Changes of note include:
Article 23: No court challenges to arbitrator appointment
Previously, if a challenge to an appointment is denied by the tribunal, the challenging party could bring the issue to the Thai courts. Since this could be considered a delaying strategy, the new rules state that the decisions to such challenges are final at the tribunal level. This may become an issue, however, since Thai arbitration laws allow for Thai courts to hear unsuccessful challenges.
Article 39: Interim measures can be granted by tribunal
The arbitral tribunal can now grant interim measures (temporary rules to protect parties’ rights during arbitration) without having to first apply to and go through the Thai courts, which would be limited to the measures available under its purview.
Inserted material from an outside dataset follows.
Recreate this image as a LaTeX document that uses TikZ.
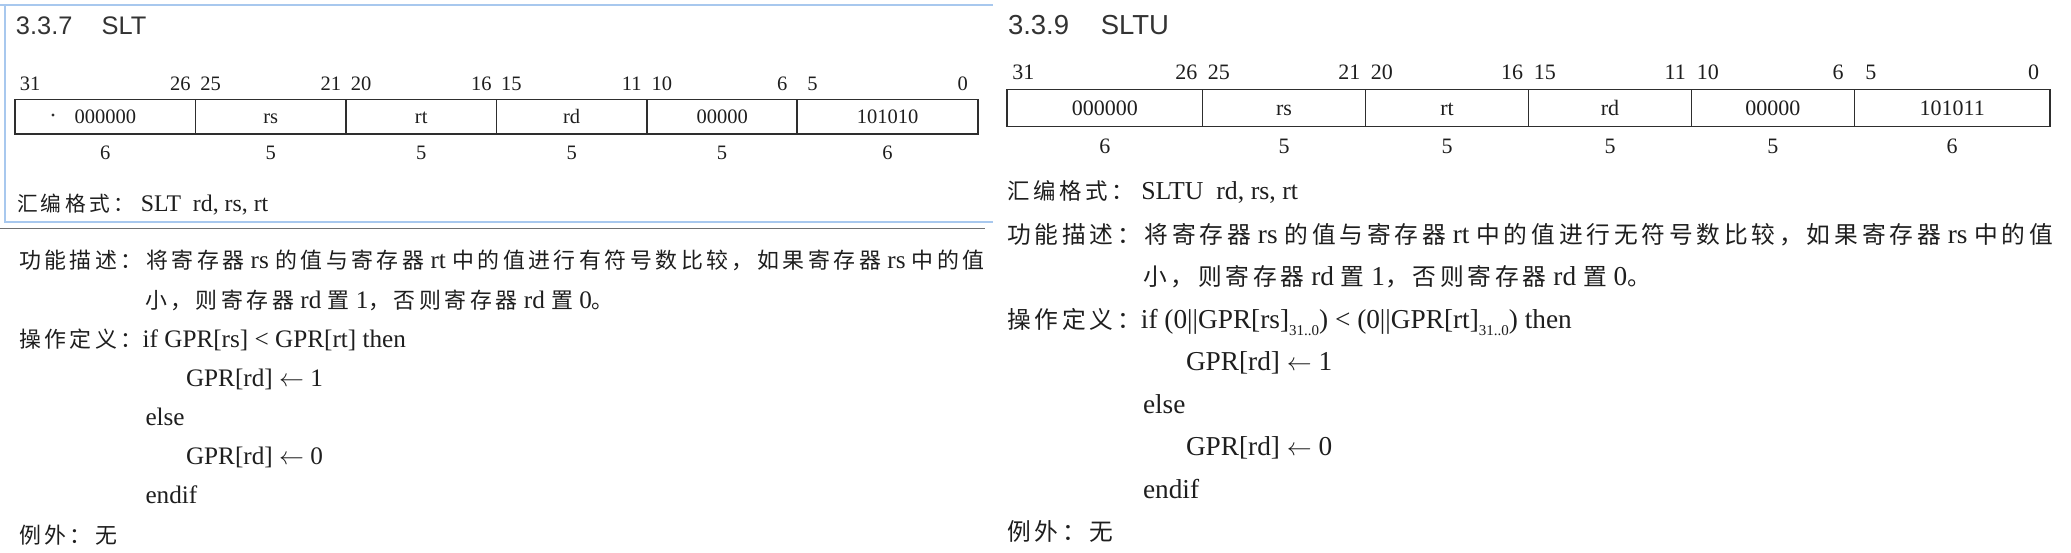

This new rule allows greater flexibility, but relies on the party’s voluntary compliance.
Article 28: Set timetable procedures
The new 2017 rules state that a preliminary timetable for the arbitration must be set within 30 days of beginning the proceedings and that the timetable should not exceed 180 days. Final awards also now must be made within 30 days of closing. Modifications can be made upon request and with reason, but these new rules should shorten arbitration proceedings from years to months.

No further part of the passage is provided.